Requirements
Copy exactly, and only, the lines below from the first through the one containing "91, 94, 95, 112]", both included; pictures are omitted.

════════════════════

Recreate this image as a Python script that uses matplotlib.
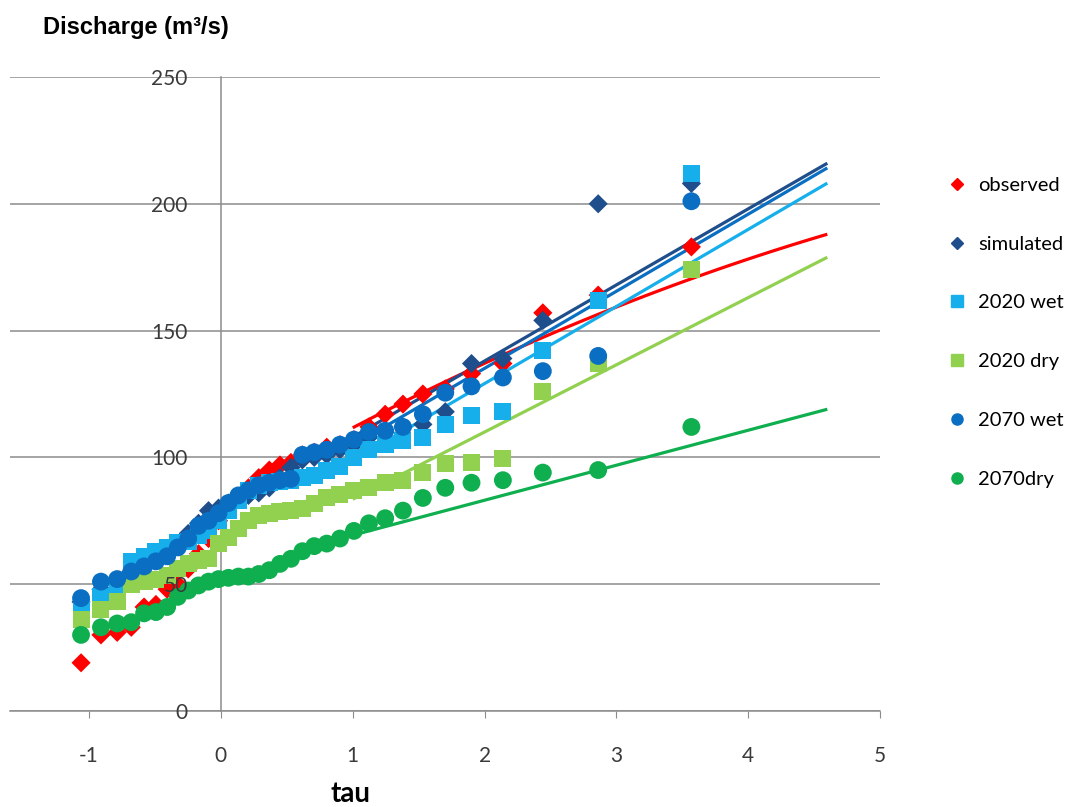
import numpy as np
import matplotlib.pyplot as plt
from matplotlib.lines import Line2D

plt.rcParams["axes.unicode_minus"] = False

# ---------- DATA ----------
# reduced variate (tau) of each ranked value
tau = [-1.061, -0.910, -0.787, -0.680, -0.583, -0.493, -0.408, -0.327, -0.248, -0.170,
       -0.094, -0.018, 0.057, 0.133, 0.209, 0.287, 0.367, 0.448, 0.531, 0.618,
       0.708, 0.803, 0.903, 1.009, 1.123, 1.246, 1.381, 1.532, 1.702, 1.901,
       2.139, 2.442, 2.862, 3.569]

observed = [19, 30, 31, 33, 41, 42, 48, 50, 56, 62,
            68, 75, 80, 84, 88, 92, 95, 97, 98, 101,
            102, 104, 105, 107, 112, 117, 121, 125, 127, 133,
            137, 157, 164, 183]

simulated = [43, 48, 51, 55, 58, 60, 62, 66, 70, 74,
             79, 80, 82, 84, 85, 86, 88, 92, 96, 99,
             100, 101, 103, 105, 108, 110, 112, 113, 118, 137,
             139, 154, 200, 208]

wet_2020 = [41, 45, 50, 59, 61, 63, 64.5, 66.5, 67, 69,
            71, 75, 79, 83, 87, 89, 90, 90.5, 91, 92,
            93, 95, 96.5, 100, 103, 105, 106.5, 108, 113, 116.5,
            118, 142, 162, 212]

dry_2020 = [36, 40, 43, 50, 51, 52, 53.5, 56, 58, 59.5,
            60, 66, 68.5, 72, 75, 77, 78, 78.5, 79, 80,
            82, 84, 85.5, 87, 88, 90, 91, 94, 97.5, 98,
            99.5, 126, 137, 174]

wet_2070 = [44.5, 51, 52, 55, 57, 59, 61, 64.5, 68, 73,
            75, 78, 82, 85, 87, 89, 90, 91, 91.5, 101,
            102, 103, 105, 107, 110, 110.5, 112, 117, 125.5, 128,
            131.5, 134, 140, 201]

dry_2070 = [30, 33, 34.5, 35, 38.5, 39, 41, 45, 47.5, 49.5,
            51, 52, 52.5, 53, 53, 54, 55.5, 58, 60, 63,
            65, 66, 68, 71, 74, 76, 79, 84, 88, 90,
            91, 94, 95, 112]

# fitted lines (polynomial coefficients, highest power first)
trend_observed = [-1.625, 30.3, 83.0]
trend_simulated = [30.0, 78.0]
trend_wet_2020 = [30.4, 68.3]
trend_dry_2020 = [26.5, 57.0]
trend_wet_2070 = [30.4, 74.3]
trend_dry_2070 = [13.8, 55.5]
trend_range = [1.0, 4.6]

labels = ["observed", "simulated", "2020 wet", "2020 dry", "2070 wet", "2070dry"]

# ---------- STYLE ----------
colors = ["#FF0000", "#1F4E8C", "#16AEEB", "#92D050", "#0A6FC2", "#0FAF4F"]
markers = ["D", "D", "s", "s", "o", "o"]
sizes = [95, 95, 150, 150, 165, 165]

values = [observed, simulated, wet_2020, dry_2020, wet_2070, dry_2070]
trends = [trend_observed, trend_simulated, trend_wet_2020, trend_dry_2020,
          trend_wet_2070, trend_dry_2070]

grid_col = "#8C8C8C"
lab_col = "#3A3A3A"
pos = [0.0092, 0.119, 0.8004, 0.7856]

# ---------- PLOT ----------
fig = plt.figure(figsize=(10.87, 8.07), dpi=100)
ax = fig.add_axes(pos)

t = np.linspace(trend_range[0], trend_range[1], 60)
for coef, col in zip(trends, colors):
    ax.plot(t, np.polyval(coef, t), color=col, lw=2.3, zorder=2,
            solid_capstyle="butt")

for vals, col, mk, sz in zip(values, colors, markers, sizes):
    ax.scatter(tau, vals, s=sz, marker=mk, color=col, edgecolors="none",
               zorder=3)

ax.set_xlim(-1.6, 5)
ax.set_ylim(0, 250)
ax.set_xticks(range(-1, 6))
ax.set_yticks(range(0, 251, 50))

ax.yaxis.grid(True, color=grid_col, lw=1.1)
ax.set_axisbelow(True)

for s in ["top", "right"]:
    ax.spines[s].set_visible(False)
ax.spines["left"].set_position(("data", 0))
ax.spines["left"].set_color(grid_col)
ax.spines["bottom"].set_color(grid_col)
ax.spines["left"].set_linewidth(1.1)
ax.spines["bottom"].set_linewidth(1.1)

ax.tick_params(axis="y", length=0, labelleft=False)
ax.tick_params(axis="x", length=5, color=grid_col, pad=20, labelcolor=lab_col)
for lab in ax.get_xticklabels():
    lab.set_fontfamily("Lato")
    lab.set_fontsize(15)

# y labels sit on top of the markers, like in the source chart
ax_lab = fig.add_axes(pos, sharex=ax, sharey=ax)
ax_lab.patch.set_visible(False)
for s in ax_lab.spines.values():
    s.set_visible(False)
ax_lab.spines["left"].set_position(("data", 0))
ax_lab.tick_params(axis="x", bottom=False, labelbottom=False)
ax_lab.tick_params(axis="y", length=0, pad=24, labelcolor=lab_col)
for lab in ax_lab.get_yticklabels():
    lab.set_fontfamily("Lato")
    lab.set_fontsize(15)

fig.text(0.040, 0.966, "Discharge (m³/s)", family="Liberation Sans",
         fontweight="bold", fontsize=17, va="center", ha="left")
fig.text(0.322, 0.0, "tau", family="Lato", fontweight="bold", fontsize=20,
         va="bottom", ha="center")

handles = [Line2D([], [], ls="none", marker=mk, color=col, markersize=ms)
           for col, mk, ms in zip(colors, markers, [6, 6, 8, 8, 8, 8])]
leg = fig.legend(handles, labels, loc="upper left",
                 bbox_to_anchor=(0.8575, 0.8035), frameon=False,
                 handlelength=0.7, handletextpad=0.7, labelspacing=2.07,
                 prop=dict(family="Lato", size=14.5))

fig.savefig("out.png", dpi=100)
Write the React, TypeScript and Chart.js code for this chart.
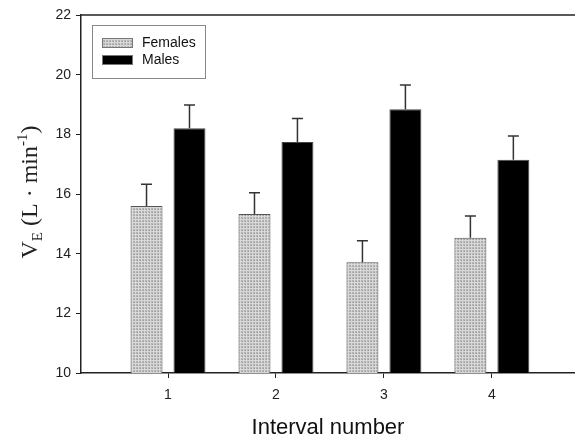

════════════════════

Written answer
Recreate this image as a Python script that uses matplotlib.
import numpy as np
import matplotlib.pyplot as plt
from matplotlib.lines import Line2D

plt.rcParams["axes.unicode_minus"] = False

# ---------- DATA ----------
# reduced variate (tau) of each ranked value
tau = [-1.061, -0.910, -0.787, -0.680, -0.583, -0.493, -0.408, -0.327, -0.248, -0.170,
       -0.094, -0.018, 0.057, 0.133, 0.209, 0.287, 0.367, 0.448, 0.531, 0.618,
       0.708, 0.803, 0.903, 1.009, 1.123, 1.246, 1.381, 1.532, 1.702, 1.901,
       2.139, 2.442, 2.862, 3.569]

observed = [19, 30, 31, 33, 41, 42, 48, 50, 56, 62,
            68, 75, 80, 84, 88, 92, 95, 97, 98, 101,
            102, 104, 105, 107, 112, 117, 121, 125, 127, 133,
            137, 157, 164, 183]

simulated = [43, 48, 51, 55, 58, 60, 62, 66, 70, 74,
             79, 80, 82, 84, 85, 86, 88, 92, 96, 99,
             100, 101, 103, 105, 108, 110, 112, 113, 118, 137,
             139, 154, 200, 208]

wet_2020 = [41, 45, 50, 59, 61, 63, 64.5, 66.5, 67, 69,
            71, 75, 79, 83, 87, 89, 90, 90.5, 91, 92,
            93, 95, 96.5, 100, 103, 105, 106.5, 108, 113, 116.5,
            118, 142, 162, 212]

dry_2020 = [36, 40, 43, 50, 51, 52, 53.5, 56, 58, 59.5,
            60, 66, 68.5, 72, 75, 77, 78, 78.5, 79, 80,
            82, 84, 85.5, 87, 88, 90, 91, 94, 97.5, 98,
            99.5, 126, 137, 174]

wet_2070 = [44.5, 51, 52, 55, 57, 59, 61, 64.5, 68, 73,
            75, 78, 82, 85, 87, 89, 90, 91, 91.5, 101,
            102, 103, 105, 107, 110, 110.5, 112, 117, 125.5, 128,
            131.5, 134, 140, 201]

dry_2070 = [30, 33, 34.5, 35, 38.5, 39, 41, 45, 47.5, 49.5,
            51, 52, 52.5, 53, 53, 54, 55.5, 58, 60, 63,
            65, 66, 68, 71, 74, 76, 79, 84, 88, 90,
            91, 94, 95, 112]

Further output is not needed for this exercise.